From ac504c8845ef1109960526b674a80f00a2acd438 Mon Sep 17 00:00:00 2001
From: ssjia <ssjia@devvm26340.ftw0.facebook.com>
Date: Mon, 2 Feb 2026 09:13:57 -0800
Subject: [PATCH] [ET-VK][ez] Implement helper functions to get fastest moving
 dim

Add C++ and GLSL helpers to query the fastest moving dimension (the
dimension with stride 1 in buffer layout). This is useful for optimizing
memory access patterns in shaders, as iterating along the fastest moving
dimension maximizes cache locality.

The C++ `fastest_whcn_dim()` method accounts for block-transposed layouts by
returning `outer_packed_dim` instead of `packed_dim` when applicable. A
corresponding GLSL macro extracts this info from the hashed layout.

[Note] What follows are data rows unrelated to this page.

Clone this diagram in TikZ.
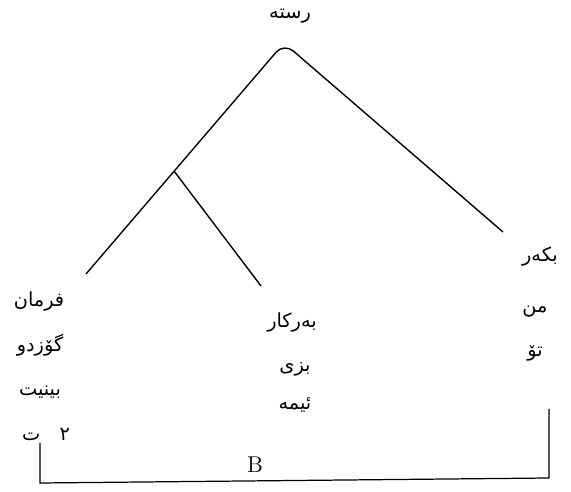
\documentclass[tikz,border=0pt]{standalone}
\usepackage{fontspec}
\newfontfamily\arabicfont[Script=Arabic]{DejaVu Sans}
\TeXXeTstate=1
\usetikzlibrary{positioning}
\tikzset{
  word/.style  ={font=\arabicfont\fontsize{11}{13}\selectfont, inner sep=1pt},
  letter/.style={font=\fontsize{13}{15}\selectfont, inner sep=1pt},
  branch/.style={-, black, line width=0.8pt},
  brace/.style ={-, black, line width=0.7pt},
}

\begin{document}
\begin{tikzpicture}[x=0.02cm, y=-0.02cm]
\useasboundingbox (0,0) rectangle (571,492);

% root and tree
\node[word] (S) at (290,16) {\beginR رستە\endR};
\coordinate (apex) at (284,43);
\coordinate (fork) at (174,171);
\coordinate (vEnd) at (86,274);
\coordinate (oEnd) at (261,286);
\coordinate (sEnd) at (503,232);
\draw[branch, rounded corners=7pt] (vEnd) -- (apex) -- (sEnd);
\draw[branch] (fork) -- (oEnd);

% verb column
\node[word] (V1) at (39,302) {\beginR فرمان\endR};
\node[word] (V2) at (40,345) {\beginR گۆزدو\endR};
\node[word] (V3) at (40,392) {\beginR بینیت\endR};
\node[word] (V4) at (46,434) {\beginR ٢\quad ت\endR};

% object column
\node[word] (O1) at (292,323) {\beginR بەرکار\endR};
\node[word] (O2) at (295,369) {\beginR بزی\endR};
\node[word] (O3) at (295,405) {\beginR ئیمە\endR};

% subject column
\node[word] (S1) at (540,257) {\beginR بکەر\endR};
\node[word] (S2) at (535,312) {\beginR من\endR};
\node[word] (S3) at (535,353) {\beginR تۆ\endR};

% bracket
\coordinate (bL) at (40,443);
\coordinate (bLlow) at (40,483);
\coordinate (bRlow) at (549,478);
\coordinate (bR) at (549,409);
\draw[brace] (bL) -- (bLlow) -- (bRlow) -- (bR);
\node[letter] (B) at (255,465) {B};

\end{tikzpicture}
\end{document}
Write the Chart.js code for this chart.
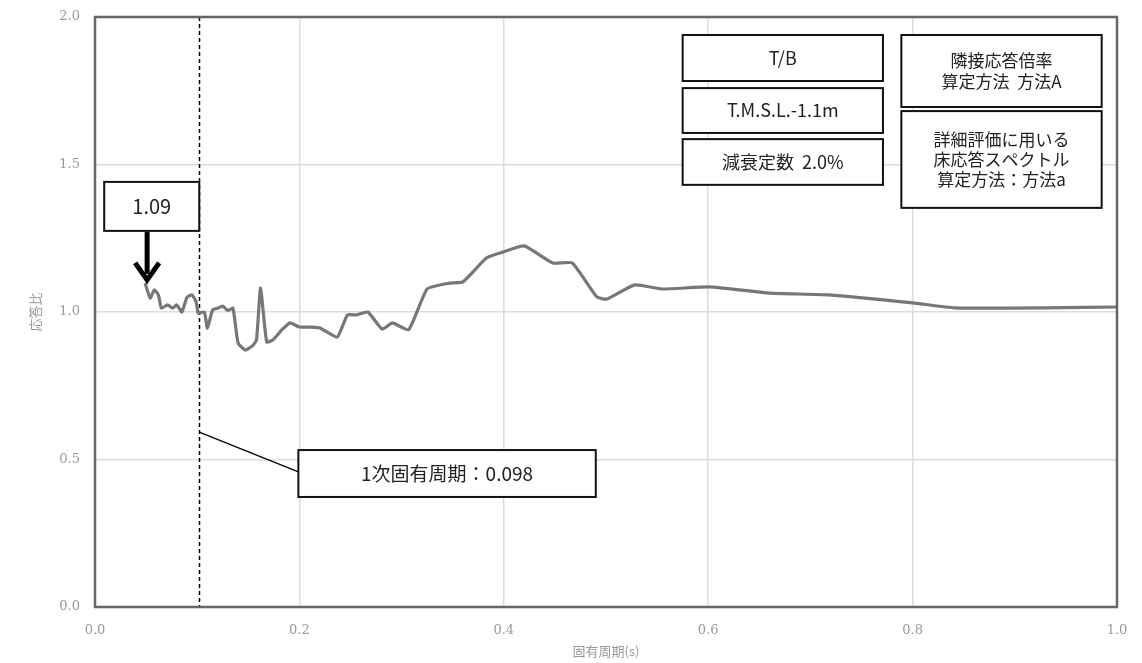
<!DOCTYPE html>
<html>
<head>
<meta charset="utf-8">
<script src="https://cdn.jsdelivr.net/npm/chart.js@4/dist/chart.umd.min.js"></script>
<style>
  html, body { margin: 0; padding: 0; background: #fff; }
  #wrap { width: 1142px; height: 663px; }
</style>
</head>
<body>
<div id="wrap"><canvas id="spectrum"></canvas></div>
<script>
// 固有周期 (s) と 応答比
const periods = [0.049, 0.054, 0.058, 0.062, 0.065, 0.071, 0.076, 0.080, 0.085, 0.090,
  0.095, 0.099, 0.101, 0.107, 0.110, 0.115, 0.120, 0.125, 0.130, 0.135,
  0.140, 0.147, 0.154, 0.158, 0.162, 0.168, 0.174, 0.183, 0.191, 0.200,
  0.212, 0.220, 0.237, 0.247, 0.256, 0.267, 0.281, 0.291, 0.307, 0.325,
  0.347, 0.360, 0.383, 0.399, 0.420, 0.448, 0.467, 0.491, 0.501, 0.528,
  0.555, 0.601, 0.660, 0.718, 0.800, 0.841, 0.931, 1.000];
const ratios = [1.098, 1.047, 1.075, 1.058, 1.013, 1.024, 1.013, 1.024, 1.000, 1.050,
  1.058, 1.034, 0.996, 1.000, 0.945, 1.007, 1.013, 1.020, 1.005, 1.013,
  0.895, 0.871, 0.885, 0.905, 1.081, 0.898, 0.905, 0.940, 0.963, 0.949,
  0.949, 0.946, 0.915, 0.990, 0.990, 1.000, 0.942, 0.963, 0.940, 1.078,
  1.098, 1.102, 1.183, 1.203, 1.224, 1.166, 1.166, 1.051, 1.044, 1.092,
  1.078, 1.085, 1.064, 1.058, 1.031, 1.014, 1.014, 1.017];

const peakLabel = '1.09';
const periodLabel = '1次固有周期：0.098';
const firstPeriodLine = 0.102;   // dashed line as drawn in the picture
const infoLeft = ['T/B', 'T.M.S.L.-1.1m', '減衰定数  2.0%'];
const infoRight = [['隣接応答倍率', '算定方法  方法A'], ['詳細評価に用いる', '床応答スペクトル', '算定方法：方法a']];

const points = periods.map((p, i) => ({ x: p, y: ratios[i] }));

// boxes in data units
const boxes = [
  { x1: 0.009, x2: 0.102, y1: 1.441, y2: 1.275, lines: [peakLabel], size: 20 },
  { x1: 0.199, x2: 0.490, y1: 0.532, y2: 0.373, lines: [periodLabel], size: 19 },
  { x1: 0.575, x2: 0.771, y1: 1.939, y2: 1.783, lines: [infoLeft[0]], size: 18 },
  { x1: 0.575, x2: 0.771, y1: 1.759, y2: 1.607, lines: [infoLeft[1]], size: 18 },
  { x1: 0.575, x2: 0.771, y1: 1.586, y2: 1.431, lines: [infoLeft[2]], size: 18 },
  { x1: 0.789, x2: 0.985, y1: 1.939, y2: 1.695, lines: infoRight[0], size: 17 },
  { x1: 0.789, x2: 0.985, y1: 1.681, y2: 1.353, lines: infoRight[1], size: 17 }
];

const annotate = {
  id: 'annotate',
  beforeDatasetsDraw(chart) {
    const { ctx, chartArea: a, scales: { x } } = chart;
    ctx.save();
    // dashed line at first natural period
    const xd = Math.round(x.getPixelForValue(firstPeriodLine)) + 0.5;
    ctx.strokeStyle = '#000';
    ctx.lineWidth = 1.5;
    ctx.setLineDash([4, 3]);
    ctx.beginPath();
    ctx.moveTo(xd, a.top);
    ctx.lineTo(xd, a.bottom);
    ctx.stroke();
    ctx.restore();
  },
  afterDatasetsDraw(chart) {
    const { ctx, chartArea: a, scales: { x, y } } = chart;
    ctx.save();
    // plot frame
    ctx.strokeStyle = '#666';
    ctx.lineWidth = 2.5;
    ctx.strokeRect(a.left, a.top, a.right - a.left, a.bottom - a.top);

    // leader line to period box
    ctx.strokeStyle = '#000';
    ctx.lineWidth = 1.3;
    ctx.beginPath();
    ctx.moveTo(x.getPixelForValue(firstPeriodLine), y.getPixelForValue(0.593));
    ctx.lineTo(x.getPixelForValue(0.199), y.getPixelForValue(0.458));
    ctx.stroke();

    // arrow to peak
    const ax = x.getPixelForValue(0.051);
    const ay1 = y.getPixelForValue(1.271), ay2 = y.getPixelForValue(1.102);
    ctx.lineWidth = 5;
    ctx.lineCap = 'butt';
    ctx.beginPath();
    ctx.moveTo(ax, ay1);
    ctx.lineTo(ax, ay2 - 8);
    ctx.stroke();
    ctx.lineJoin = 'miter';
    ctx.beginPath();
    ctx.moveTo(ax - 12, ay2 - 19);
    ctx.lineTo(ax, ay2 - 2);
    ctx.lineTo(ax + 12, ay2 - 19);
    ctx.stroke();

    // boxes
    boxes.forEach(b => {
      const l = x.getPixelForValue(b.x1), r = x.getPixelForValue(b.x2);
      const t = y.getPixelForValue(b.y1), bt = y.getPixelForValue(b.y2);
      ctx.fillStyle = '#fff';
      ctx.fillRect(l, t, r - l, bt - t);
      ctx.strokeStyle = '#111';
      ctx.lineWidth = 2;
      ctx.strokeRect(l, t, r - l, bt - t);
      ctx.fillStyle = '#222';
      ctx.font = b.size + 'px "Noto Sans CJK JP", "Noto Sans", sans-serif';
      ctx.textAlign = 'center';
      ctx.textBaseline = 'middle';
      const lh = b.size * 1.2;
      const cy = (t + bt) / 2 - (b.lines.length - 1) * lh / 2;
      b.lines.forEach((s, i) => ctx.fillText(s, (l + r) / 2, cy + i * lh));
    });
    ctx.restore();
  }
};

const tickFont = { family: '"DejaVu Serif", "Liberation Serif", serif', size: 13 };

new Chart(document.getElementById('spectrum'), {
  type: 'line',
  data: {
    datasets: [{
      data: points,
      borderColor: '#777',
      borderWidth: 3.2,
      pointRadius: 0,
      tension: 0.15,
      fill: false
    }]
  },
  options: {
    responsive: true,
    maintainAspectRatio: false,
    animation: false,
    layout: { padding: { top: 17, right: 25, left: 23, bottom: 0 } },
    plugins: { legend: { display: false }, tooltip: { enabled: false } },
    scales: {
      x: {
        type: 'linear',
        min: 0, max: 1,
        ticks: { stepSize: 0.2, color: '#999', font: tickFont, padding: 16,
          callback: v => v.toFixed(1) },
        grid: { color: '#dcdcdc', lineWidth: 1.5, drawTicks: false },
        border: { display: false },
        title: { display: true, text: '固有周期(s)', color: '#999',
          font: { family: '"Noto Sans CJK JP", sans-serif', size: 13 }, padding: { top: 0 } },
        afterFit: s => { s.height = 56; s.paddingLeft = 0; s.paddingRight = 0; }
      },
      y: {
        min: 0, max: 2,
        ticks: { stepSize: 0.5, color: '#999', font: tickFont, padding: 15,
          callback: v => v.toFixed(1) },
        grid: { color: '#dcdcdc', lineWidth: 1.5, drawTicks: false },
        border: { display: false },
        title: { display: true, text: '応答比', color: '#999',
          font: { family: '"Noto Sans CJK JP", sans-serif', size: 13 } },
        afterFit: s => { s.width = 72; s.paddingTop = 0; s.paddingBottom = 0; }
      }
    }
  },
  plugins: [annotate]
});
</script>
</body>
</html>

Differential Revision: [D92061369](https://our.internmc.facebook.com/intern/diff/D92061369/)

[ghstack-poisoned]
---
 backends/vulkan/runtime/api/containers/Tensor.h       | 10 ++++++++++
 backends/vulkan/runtime/graph/ComputeGraph.h          |  4 ++++
 backends/vulkan/runtime/graph/ops/glsl/indexing.glslh |  2 ++
 3 files changed, 16 insertions(+)

diff --git a/backends/vulkan/runtime/api/containers/Tensor.h b/backends/vulkan/runtime/api/containers/Tensor.h
index 8341097b490..bfe68cd8d60 100644
--- a/backends/vulkan/runtime/api/containers/Tensor.h
+++ b/backends/vulkan/runtime/api/containers/Tensor.h
@@ -513,6 +513,16 @@ class vTensor final {
     return packed_dim_info_.packed_dim;
   }
 
+  /*
+   * Returns the WHCN index of the fastest moving dimension (dim_order[0]).
+   * This is the dimension with stride 1 in the buffer layout.
+   * Note: dim_order_ is in NCHW order, so we convert to WHCN (3 - nchw_dim).
+   */
+  inline int32_t fastest_whcn_dim() const {
+    return packed_dim_info_.block_transposed ? packed_dim_info_.outer_packed_dim
+                                             : packed_dim_info_.packed_dim;
+  }
+
   inline const PackedDimInfo& packed_dim_info() const {
     return packed_dim_info_;
   }
diff --git a/backends/vulkan/runtime/graph/ComputeGraph.h b/backends/vulkan/runtime/graph/ComputeGraph.h
index 2231b78964a..a7c8cffffd1 100644
--- a/backends/vulkan/runtime/graph/ComputeGraph.h
+++ b/backends/vulkan/runtime/graph/ComputeGraph.h
@@ -456,6 +456,10 @@ class ComputeGraph final {
     return values_.at(idx).toConstTensor().packed_dim();
   }
 
+  inline int32_t fastest_whcn_dim_of(const ValueRef idx) const {
+    return values_.at(idx).toConstTensor().fastest_whcn_dim();
+  }
+
   inline const api::PackedDimInfo& packed_dim_info_of(
       const ValueRef idx) const {
     return values_.at(idx).toConstTensor().packed_dim_info();
diff --git a/backends/vulkan/runtime/graph/ops/glsl/indexing.glslh b/backends/vulkan/runtime/graph/ops/glsl/indexing.glslh
index 24f050b694e..16c4112547c 100644
--- a/backends/vulkan/runtime/graph/ops/glsl/indexing.glslh
+++ b/backends/vulkan/runtime/graph/ops/glsl/indexing.glslh
@@ -70,6 +70,8 @@ bool is_channels_last(const int hashed_layout) {
   return layout_id(hashed_layout) == CHANNELS_LAST_BUFFER_LAYOUT_ID;
 }
 
+#define get_fastest_dim(layout) ((layout) & 0xF)
+
 // Extract packed dim info from hashed_layout (bits 16-31)
 // These match the format created by create_hashed_layout() in Tensor.cpp
 #define get_packed_dim(layout) (((layout) >> 16) & 0xF)